David Newman Retires

‘This job at Ripley Power and Light has meant everything to me’

Groundsman. Lineman. Meter reader. Meter shop technician. In his nearly 45 years at Ripley Power and Light, David Newman has done most every job at the utility.

Once, after breaking his foot, he even answered phones in the customer service department.

“When Mike Allmand hired me, he said he wanted me to learn every job at the power company,” Newman said.

He is retiring in late December, leaving “a job that has been my life. The employees are my family.”

“We appreciate David’s long term dedication and service,” said Allmand, President and CEO of Ripley Power and Light. “We wish him and his family the best in his retirement.”

Newman, who lives in the family home in the Curve community, had just finished a year of training in the U.S. Marine Corps Reserves when he had a decision to make: Get a job or stay in the reserves.

Morris Worlds, a close family friend, was operations superintendent at Ripley Power and Light and encouraged Newman to apply at the utility.

Allmand had just become Power and Light’s manager when he interviewed Newman. “I was his first hire as manager,” Newman said.

Though Newman had helped his dad with odd jobs around the house, he said he knew little about electricity when he started in July 1980. He learned on the job.

“I climbed my first electric pole in the first week or two,” he said. “I was doing work in the bucket truck the first year.”

He has enjoyed his job, he said.
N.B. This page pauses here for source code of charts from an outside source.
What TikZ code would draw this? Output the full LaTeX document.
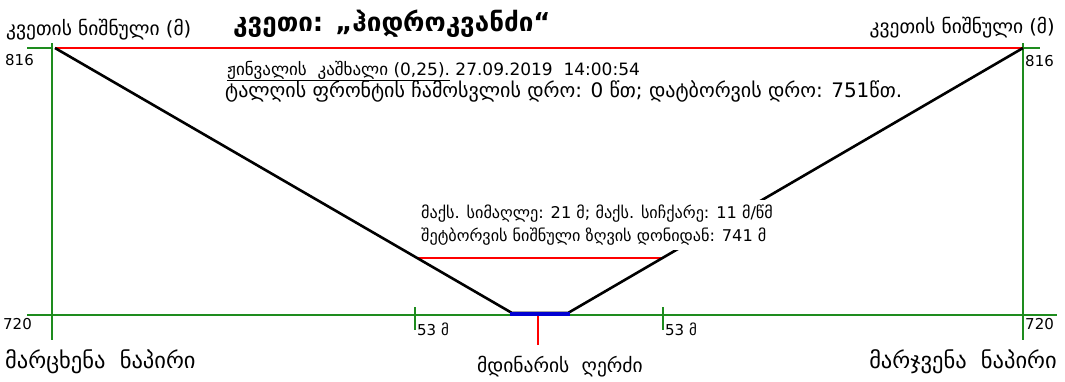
\documentclass[tikz,border=0pt]{standalone}
\usepackage{fontspec}
\setmainfont{DejaVu Sans}
\usetikzlibrary{positioning}
\definecolor{axisgreen}{RGB}{30,140,30}
\definecolor{bedblue}{RGB}{0,0,210}
\tikzset{
 axis/.style={draw=axisgreen, line width=1.2pt},
 level/.style={draw=red, line width=2.8pt},
 profile/.style={draw=black, line width=2.6pt, line join=round},
 lbl/.style={inner sep=0pt, font=\fontsize{19.5}{21}\selectfont},
 num/.style={inner sep=0pt, font=\fontsize{15}{17}\selectfont},
 info/.style={inner ysep=5pt, inner xsep=2pt, fill=white, align=left, font=\fontsize{16.2}{23}\selectfont},
 bank/.style={inner sep=0pt, font=\fontsize{22.5}{24}\selectfont}
}
\begin{document}
\begin{tikzpicture} [x=1pt, y=-1pt]
 \useasboundingbox (0,0) rectangle (1065,381);
 % profile points
 \coordinate (ltop) at (55,48);
 \coordinate (rtop) at (1023,48);
 \coordinate (lbed) at (512,313);
 \coordinate (rbed) at (568,313);
 \coordinate (lwater) at (416,258);
 \coordinate (rwater) at (664,258);
 % axes
 \draw[axis] (52,43) -- (52,340);
 \draw[axis] (1023,43) -- (1023,340);
 \draw[axis] (27,48) -- (52,48);
 \draw[axis] (1023,48) -- (1040,48);
 \draw[axis] (27,315) -- (1057,315);
 \draw[axis] (415,307) -- (415,330);
 \draw[axis] (663,307) -- (663,330);
 % levels
 \draw[level] (ltop) -- (rtop);
 \draw[level] (lwater) -- (rwater);
 \draw[profile] (ltop) -- (lbed) -- (rbed) -- (rtop);
 \draw[draw=bedblue, line width=3.5pt] (510,314) -- (570,314);
 \draw[draw=red, line width=1.4pt] (538,316) -- (538,345);
 % labels
 \draw (6,30) node [lbl, anchor=west] (ltitle) {კვეთის ნიშნული (მ)};
 \draw (1055,28) node [lbl, anchor=east] (rtitle) {კვეთის ნიშნული (მ)};
 \draw (233,24) node [anchor=west, inner sep=0pt, font=\fontsize{26}{28}\selectfont\bfseries] (title) {კვეთი: „ჰიდროკვანძი“};
 \draw (5,60) node [num, anchor=west] (l816) {816};
 \draw (1025,61) node [num, anchor=west] (r816) {816};
 \draw (3,324) node [num, anchor=west] (l720) {720};
 \draw (1025,324) node [num, anchor=west] (r720) {720};
 \draw (417,329) node [num, anchor=west] (l53) {53 მ};
 \draw (665,329) node [num, anchor=west] (r53) {53 მ};
 \draw (227,71) node [inner sep=0pt, anchor=west, font=\fontsize{17}{19}\selectfont] (dam) {\underline{ჟინვალის\ \ კაშხალი (0,25).} 27.09.2019\ \ 14:00:54};
 \draw (225,91) node [inner sep=0pt, anchor=west, font=\fontsize{20}{22}\selectfont] (times) {ტალღის ფრონტის ჩამოსვლის დრო: 0 წთ; დატბორვის დრო: 751წთ.};
 \draw (419,225) node [info, anchor=west] (stats) {მაქს. სიმაღლე: 21 მ; მაქს. სიჩქარე: 11 მ/წმ\\შეტბორვის ნიშნული ზღვის დონიდან: 741 მ};
 \draw (5,362) node [bank, anchor=west] (lbank) {მარცხენა\ \ ნაპირი};
 \draw (1057,362) node [bank, anchor=east] (rbank) {მარჯვენა\ \ ნაპირი};
 \draw (477,367) node [inner sep=0pt, anchor=west, font=\fontsize{19.5}{21}\selectfont] (river) {მდინარის\ \ ღერძი};
\end{tikzpicture}
\end{document}
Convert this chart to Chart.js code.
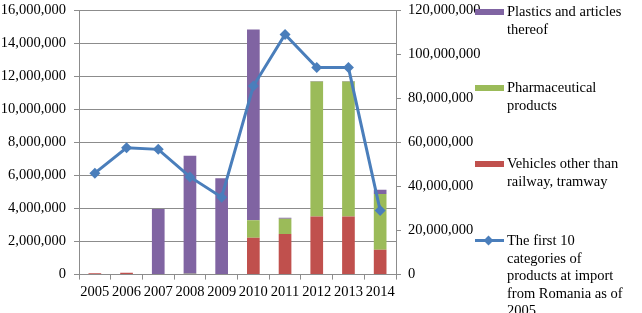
<!DOCTYPE html>
<html>
<head>
<meta charset="utf-8">
<script src="https://cdn.jsdelivr.net/npm/chart.js@4.4.1/dist/chart.umd.min.js"></script>
<style>
  html, body { margin: 0; padding: 0; background: #fff; }
  #wrap { position: relative; width: 642px; height: 313px; overflow: hidden; }
  #c { position: absolute; left: 0; top: 0; }
  .lg { position: absolute; left: 475px; font-family: "Liberation Serif", "Times New Roman", serif; font-size: 14.5px; line-height: 17.5px; color: #000; }
  .lg .mk { position: absolute; left: 0; width: 29px; height: 6px; }
  .lg .tx { position: absolute; left: 32px; white-space: nowrap; }
  .lg .ln { position: absolute; left: 0; width: 29px; height: 3px; background: #4A7EBB; }
  .lg .dm { position: absolute; left: 10px; width: 7px; height: 7px; background: #4A7EBB; transform: rotate(45deg); }
</style>
</head>
<body>
<div id="wrap">
  <canvas id="c" width="642" height="313"></canvas>
  <div class="lg" style="top:3px"><div class="mk" style="top:6px;background:#8064A2"></div><div class="tx">Plastics and articles<br>thereof</div></div>
  <div class="lg" style="top:79px"><div class="mk" style="top:6px;background:#9BBB59"></div><div class="tx">Pharmaceutical<br>products</div></div>
  <div class="lg" style="top:155px"><div class="mk" style="top:6px;background:#C0504D"></div><div class="tx">Vehicles other than<br>railway, tramway</div></div>
  <div class="lg" style="top:232px"><div class="ln" style="top:7px"></div><div class="dm" style="top:5px"></div><div class="tx">The first 10<br>categories of<br>products at import<br>from Romania as of<br>2005</div></div>
</div>
<script>
const years = ['2005','2006','2007','2008','2009','2010','2011','2012','2013','2014'];
const vehicles = [80000, 110000, 0, 0, 0, 2230000, 2450000, 3510000, 3510000, 1500000];
const pharma = [0, 0, 0, 50000, 0, 1050000, 930000, 8170000, 8170000, 3380000];
const plastics = [0, 0, 3970000, 7130000, 5820000, 11540000, 60000, 20000, 20000, 250000];
const first10 = [46000000, 57500000, 56800000, 44300000, 35100000, 85500000, 108900000, 93900000, 93900000, 29100000];

const gridColor = '#8c8c8c';
const font = { family: '"Liberation Serif", "Times New Roman", serif', size: 14.5 };
const fmt = v => Number(v).toLocaleString('en-US');

new Chart(document.getElementById('c'), {
  data: {
    labels: years,
    datasets: [
      { type: 'line', label: 'The first 10 categories of products at import from Romania as of 2005', data: first10, yAxisID: 'y1',
        borderColor: '#4A7EBB', backgroundColor: '#4A7EBB', borderWidth: 3, pointStyle: 'rectRot', pointRadius: 5.5,
        pointBorderWidth: 0, tension: 0, order: 0 },
      { type: 'bar', label: 'Vehicles other than railway, tramway', data: vehicles, yAxisID: 'y', backgroundColor: '#C0504D', stack: 's', order: 1 },
      { type: 'bar', label: 'Pharmaceutical products', data: pharma, yAxisID: 'y', backgroundColor: '#9BBB59', stack: 's', order: 1 },
      { type: 'bar', label: 'Plastics and articles thereof', data: plastics, yAxisID: 'y', backgroundColor: '#8064A2', stack: 's', order: 1 }
    ]
  },
  options: {
    responsive: false,
    animation: false,
    layout: { padding: { left: 0, right: 162, top: 10, bottom: 8 } },
    datasets: { bar: { barPercentage: 0.4, categoryPercentage: 1.0 } },
    plugins: { legend: { display: false }, tooltip: { enabled: false } },
    scales: {
      x: {
        stacked: true,
        grid: { drawOnChartArea: false, drawTicks: true, tickLength: 5, color: gridColor, offset: true },
        border: { color: gridColor },
        ticks: { color: '#000', font: font, padding: 4, maxRotation: 0, autoSkip: false }
      },
      y: {
        position: 'left', stacked: true, min: 0, max: 16000000,
        afterFit: s => { s.width = 79; s.paddingTop = 0; s.paddingBottom = 0; },
        grid: { color: gridColor, tickLength: 5 },
        border: { color: gridColor },
        ticks: { stepSize: 2000000, color: '#000', font: font, padding: 8, callback: fmt }
      },
      y1: {
        position: 'right', min: 0, max: 120000000,
        afterFit: s => { s.width = 84; s.paddingTop = 0; s.paddingBottom = 0; },
        grid: { drawOnChartArea: false, color: gridColor, tickLength: 5 },
        border: { color: gridColor },
        ticks: { stepSize: 20000000, color: '#000', font: font, padding: 7, callback: fmt }
      }
    }
  }
});
</script>
</body>
</html>
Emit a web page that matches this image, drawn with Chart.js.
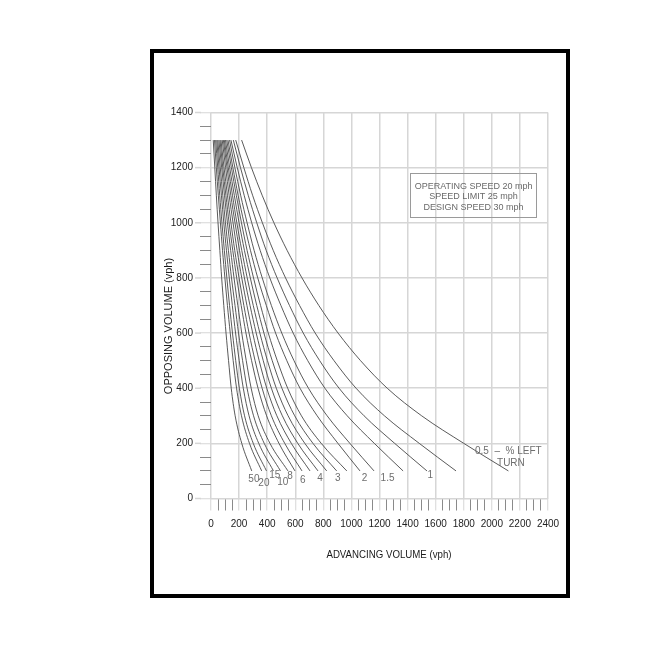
<!DOCTYPE html>
<html>
<head>
<meta charset="utf-8">
<script src="https://cdn.jsdelivr.net/npm/chart.js@4.4.1/dist/chart.umd.min.js"></script>
<style>
  html, body { margin: 0; padding: 0; background: #fff; }
  canvas { display: block; }
</style>
</head>
<body>
<canvas id="chart" width="672" height="658"></canvas>
<script>
const opposing = [1300, 1200, 1100, 1000, 900, 800, 700, 600, 500, 400, 300, 200, 100];

// advancing volume (vph) of each % left turn curve, left to right
const curve50 = [16, 27, 38, 50, 63, 76, 91, 107, 125, 144, 172, 219, 290];
const curve20 = [25, 38, 52, 67, 82, 99, 117, 137, 158, 182, 217, 274, 361];
const curve15 = [33, 48, 62, 78, 95, 113, 132, 153, 176, 202, 239, 301, 395];
const curve10 = [41, 57, 74, 91, 110, 130, 152, 175, 201, 230, 271, 340, 445];
const curve8a = [48, 66, 84, 103, 124, 146, 171, 196, 225, 257, 303, 379, 495];
const curve8b = [56, 76, 96, 117, 140, 164, 191, 219, 251, 286, 336, 420, 548];
const curve6 = [64, 84, 106, 129, 155, 183, 215, 249, 289, 335, 396, 484, 598];
const curve5a = [71, 93, 117, 142, 169, 200, 234, 271, 314, 364, 430, 525, 648];
const curve5b = [80, 104, 129, 157, 186, 219, 256, 297, 343, 397, 469, 572, 705];
const curve4 = [88, 114, 141, 171, 203, 238, 278, 322, 372, 430, 508, 618, 762];
const curve35 = [95, 123, 153, 184, 219, 258, 301, 348, 402, 465, 549, 668, 824];
const curve3 = [103, 133, 166, 200, 238, 280, 326, 377, 436, 505, 596, 726, 895];
const curve25 = [112, 145, 180, 217, 257, 303, 353, 408, 472, 546, 644, 785, 967];
const curve2 = [121, 156, 193, 235, 281, 333, 394, 460, 540, 634, 756, 904, 1061];
const curve15b = [132, 170, 211, 257, 307, 365, 430, 504, 591, 694, 827, 989, 1161];
const curve125 = [142, 187, 236, 290, 350, 419, 498, 585, 689, 811, 970, 1163, 1368];
const curve1 = [159, 210, 265, 326, 393, 471, 559, 657, 774, 912, 1090, 1308, 1538];
const curve075 = [176, 234, 296, 366, 443, 531, 631, 742, 876, 1033, 1235, 1483, 1745];
const curve05 = [218, 288, 364, 448, 542, 648, 768, 905, 1065, 1255, 1500, 1800, 2118];

const curves = [curve50, curve20, curve15, curve10, curve8a, curve8b, curve6, curve5a, curve5b,
  curve4, curve35, curve3, curve25, curve2, curve15b, curve125, curve1, curve075, curve05];

// tick labels
const xTickLabels = [0, 200, 400, 600, 800, 1000, 1200, 1400, 1600, 1800, 2000, 2200, 2400];
const yTickLabels = [0, 200, 400, 600, 800, 1000, 1200, 1400];

// curve labels (% left turn) and where they sit, in chart units
const curveLabels = ['50', '20', '15', '10', '8', '6', '4', '3', '2', '1.5', '1', '0.5  \u2013  % LEFT', 'TURN'];
const labelAtX = [266, 337, 415, 472, 543, 634, 757, 883, 1073, 1208, 1541, 1880, 2037];
const labelAtY = [70, 55, 85, 60, 79, 68, 73, 73, 73, 73, 83, 170, 129];

const speedNotes = ['OPERATING SPEED 20 mph', 'SPEED LIMIT 25 mph', 'DESIGN SPEED 30 mph'];

const FONT = '"Liberation Sans", Arial, sans-serif';
const GRID = '#d6d6d6';

const decorations = {
  id: 'decorations',
  beforeDraw(chart) {
    const c = chart.ctx;
    c.save();
    c.fillStyle = '#fff';
    c.fillRect(0, 0, chart.width, chart.height);
    c.restore();
  },
  afterDraw(chart) {
    const c = chart.ctx, xs = chart.scales.x, ys = chart.scales.y, a = chart.chartArea;
    c.save();

    // outer frame
    c.strokeStyle = '#000';
    c.lineWidth = 4;
    c.strokeRect(152, 51, 416, 545);

    // longer marks at the labelled y ticks
    c.strokeStyle = GRID;
    c.lineWidth = 1.5;
    yTickLabels.forEach(v => {
      const py = ys.getPixelForValue(v);
      c.beginPath();
      c.moveTo(a.left - 16, py);
      c.lineTo(a.left - 10, py);
      c.stroke();
    });

    // axis titles
    c.fillStyle = '#1a1a1a';
    c.font = '11px ' + FONT;
    c.textAlign = 'center';
    c.textBaseline = 'middle';
    c.save();
    c.translate(a.left + 178, a.bottom + 56.5);
    c.scale(0.88, 1);
    c.fillText('ADVANCING VOLUME (vph)', 0, 0);
    c.restore();
    c.save();
    c.translate(a.left - 42, a.top + 213.5);
    c.rotate(-Math.PI / 2);
    c.fillText('OPPOSING VOLUME (vph)', 0, 0);
    c.restore();

    // curve labels
    c.fillStyle = '#6e6e6e';
    c.font = '10px ' + FONT;
    c.textAlign = 'left';
    curveLabels.forEach((t, i) => {
      c.fillText(t, xs.getPixelForValue(labelAtX[i]), ys.getPixelForValue(labelAtY[i]));
    });

    // speed note box
    const bx0 = xs.getPixelForValue(1420), bx1 = xs.getPixelForValue(2320);
    const by0 = ys.getPixelForValue(1180), by1 = ys.getPixelForValue(1020);
    c.strokeStyle = '#9a9a9a';
    c.lineWidth = 1;
    c.strokeRect(Math.round(bx0) + 0.5, Math.round(by0) + 0.5, Math.round(bx1 - bx0), Math.round(by1 - by0));
    c.fillStyle = '#6a6a6a';
    c.font = '9px ' + FONT;
    c.textAlign = 'center';
    const cx = (bx0 + bx1) / 2;
    speedNotes.forEach((t, i) => {
      c.fillText(t, cx, by0 + 13 + i * 10.5);
    });

    c.restore();
  }
};

const isMajor = (ctx, list) => ctx.tick && list.includes(ctx.tick.value);

new Chart(document.getElementById('chart'), {
  type: 'scatter',
  data: {
    datasets: curves.map(xsArr => ({
      data: xsArr.map((v, k) => ({ x: v, y: opposing[k] })),
      showLine: true,
      pointRadius: 0,
      borderColor: '#474747',
      borderWidth: 0.9,
      fill: false,
      cubicInterpolationMode: 'monotone'
    }))
  },
  options: {
    responsive: false,
    animation: false,
    layout: { padding: { left: 155, right: 124, top: 112.5, bottom: 119.5 } },
    plugins: { legend: { display: false }, tooltip: { enabled: false } },
    scales: {
      x: {
        type: 'linear',
        min: 0,
        max: 2400,
        border: { display: false },
        afterFit: s => { s.height = 40; },
        grid: {
          color: ctx => isMajor(ctx, xTickLabels) ? GRID : 'rgba(0,0,0,0)',
          lineWidth: ctx => isMajor(ctx, xTickLabels) ? 1.5 : 1,
          tickColor: ctx => isMajor(ctx, xTickLabels) ? GRID : '#8a8a8a',
          tickLength: 12,
          tickWidth: 1
        },
        ticks: {
          stepSize: 50,
          maxTicksLimit: 100,
          autoSkip: false,
          maxRotation: 0,
          padding: 8,
          color: '#222',
          font: { family: FONT, size: 10 },
          callback: v => xTickLabels.includes(v) ? String(v) : ''
        }
      },
      y: {
        type: 'linear',
        min: 0,
        max: 1400,
        border: { display: false },
        afterFit: s => { s.width = 56; },
        grid: {
          color: ctx => isMajor(ctx, yTickLabels) ? GRID : 'rgba(0,0,0,0)',
          lineWidth: ctx => isMajor(ctx, yTickLabels) ? 1.5 : 1,
          tickColor: ctx => isMajor(ctx, yTickLabels) ? GRID : '#8a8a8a',
          tickLength: 11,
          tickWidth: 1
        },
        ticks: {
          stepSize: 50,
          maxTicksLimit: 100,
          autoSkip: false,
          padding: 7,
          color: '#222',
          font: { family: FONT, size: 10 },
          callback: v => yTickLabels.includes(v) ? String(v) : ''
        }
      }
    }
  },
  plugins: [decorations]
});
</script>
</body>
</html>
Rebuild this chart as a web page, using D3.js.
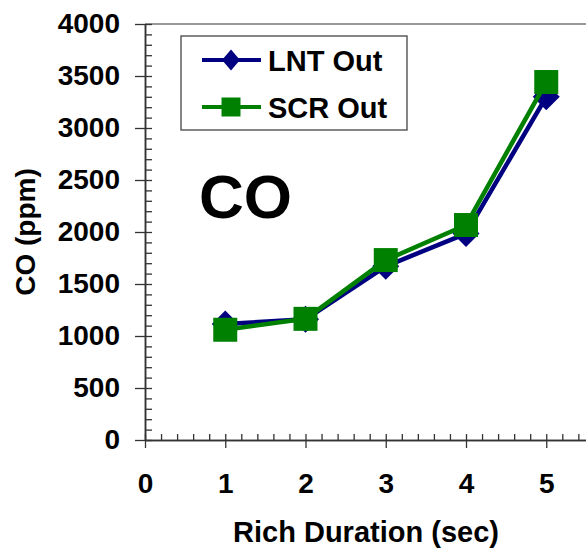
<!DOCTYPE html>
<html>
<head>
<meta charset="utf-8">
<script src="https://cdn.jsdelivr.net/npm/d3@7"></script>
<style>
  body { margin: 0; background: #fff; }
  svg { display: block; font-family: "Liberation Sans", Arial, sans-serif; font-weight: bold; }
</style>
</head>
<body>
<div id="chart"></div>
<script>
const durations = [1, 2, 3, 4, 5];
const lntOut = [1115, 1160, 1670, 1985, 3300];
const scrOut = [1060, 1165, 1730, 2067, 3442];
const yTicks = [0, 500, 1000, 1500, 2000, 2500, 3000, 3500, 4000];
const xTicks = [0, 1, 2, 3, 4, 5];

const width = 586;
const height = 548;
const plot = { left: 145, top: 24, bottom: 440, right: 626.5 };
const axisColor = '#333';

const svg = d3.select('#chart')
  .append('svg')
    .attr('width', width)
    .attr('height', height);

const x = d3.scaleLinear().domain([0, 6]).range([plot.left, plot.right]);
const y = d3.scaleLinear().domain([0, 4000]).range([plot.bottom, plot.top]);

// top frame line
svg.append('line')
  .attr('x1', plot.left).attr('x2', width)
  .attr('y1', plot.top).attr('y2', plot.top)
  .attr('stroke', '#999').attr('stroke-width', 2);

// y axis: major ticks outside, minor inside
const yMinor = svg.append('g')
  .attr('transform', `translate(${plot.left},0)`)
  .call(d3.axisLeft(y).tickValues(d3.range(0, 4001, 100)).tickSize(-7).tickSizeOuter(0).tickFormat(''));
const yMajor = svg.append('g')
  .attr('transform', `translate(${plot.left},0)`)
  .call(d3.axisLeft(y).tickValues(yTicks).tickSize(10).tickSizeOuter(0).tickPadding(15).tickFormat(d3.format('d')));

// x axis: major ticks outside, minor inside
const xMinor = svg.append('g')
  .attr('transform', `translate(0,${plot.bottom})`)
  .call(d3.axisBottom(x).tickValues(d3.range(0, 31).map(i => i * 0.2)).tickSize(-6).tickSizeOuter(0).tickFormat(''));
const xMajor = svg.append('g')
  .attr('transform', `translate(0,${plot.bottom})`)
  .call(d3.axisBottom(x).tickValues(xTicks).tickSize(8).tickSizeOuter(0).tickPadding(25).tickFormat(d3.format('d')));

[yMinor, yMajor, xMinor, xMajor].forEach(g => {
  g.select('.domain').attr('stroke', axisColor).attr('stroke-width', 1.5);
  g.selectAll('.tick line').attr('stroke', axisColor).attr('stroke-width', 1.3);
  g.selectAll('.tick text')
    .attr('fill', '#000')
    .style('font-size', '28px')
    .style('font-family', '"Liberation Sans", Arial, sans-serif')
    .style('font-weight', 'bold');
});

// axis titles
svg.append('text')
  .attr('x', 366).attr('y', 542)
  .attr('text-anchor', 'middle')
  .style('font-size', '29px')
  .text('Rich Duration (sec)');

svg.append('text')
  .attr('transform', 'translate(35,232) rotate(-90)')
  .attr('text-anchor', 'middle')
  .style('font-size', '28px')
  .text('CO (ppm)');

// big label
svg.append('text')
  .attr('x', 199).attr('y', 218)
  .style('font-size', '62px')
  .text('CO');

const diamond = (hw, hh) => `M0,${-hh}L${hw},0L0,${hh}L${-hw},0Z`;
const square = s => `M${-s / 2},${-s / 2}h${s}v${s}h${-s}Z`;

const series = [
  { name: 'LNT Out', values: lntOut, color: '#000080', marker: diamond(13.5, 13.5), legendMarker: diamond(9, 10.5) },
  { name: 'SCR Out', values: scrOut, color: '#008000', marker: square(24), legendMarker: square(19) },
];

const line = d3.line()
  .x((d, i) => x(durations[i]))
  .y(d => y(d));

series.forEach(s => {
  const g = svg.append('g');
  g.append('path')
    .attr('d', line(s.values))
    .attr('fill', 'none')
    .attr('stroke', s.color)
    .attr('stroke-width', 4.5)
    .attr('stroke-linejoin', 'round');
  g.selectAll('path.marker')
    .data(s.values)
    .enter()
    .append('path')
      .attr('class', 'marker')
      .attr('transform', (d, i) => `translate(${x(durations[i])},${y(d)})`)
      .attr('d', s.marker)
      .attr('fill', s.color);
});

// legend
const legend = svg.append('g');
legend.append('rect')
  .attr('x', 181).attr('y', 36)
  .attr('width', 226).attr('height', 94)
  .attr('fill', '#fff')
  .attr('stroke', '#444')
  .attr('stroke-width', 1.3);

series.forEach((s, i) => {
  const ly = 60 + i * 47;
  legend.append('line')
    .attr('x1', 202).attr('x2', 261)
    .attr('y1', ly).attr('y2', ly)
    .attr('stroke', s.color)
    .attr('stroke-width', 4);
  legend.append('path')
    .attr('transform', `translate(231,${ly})`)
    .attr('d', s.legendMarker)
    .attr('fill', s.color);
  legend.append('text')
    .attr('x', 268).attr('y', ly + 11)
    .style('font-size', '29px')
    .text(s.name);
});
</script>
</body>
</html>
Newman particularly enjoyed the satisfaction of helping customers and restoring power caused by bad weather.

In the last eight or nine years, he has been in charge of the meter shop.

Newman, the son of Carolyn and the late Thee Newman, grew up in Curve and attended the former Curve Elementary School. His class had 12 students. He entered reserve training after graduating from Ripley High School.

He and his wife, Ann, have four children, nine grandchildren and several great-grandchildren.

“I just know we have a whole pile of kids here at Christmas,” Newman said.

He still lives on the farm where he was born. Through the years, he was a firefighter and fire chief of the East Lauderdale County Fire Department. He has farmed with his father and owned his own tree service company.

In retirement, Newman hopes to travel in an old RV he is restoring. “I love to travel, and I want to do more of it. I’ve had a blessed life,” Newman said. “This job at Ripley Power and Light has meant everything to me.”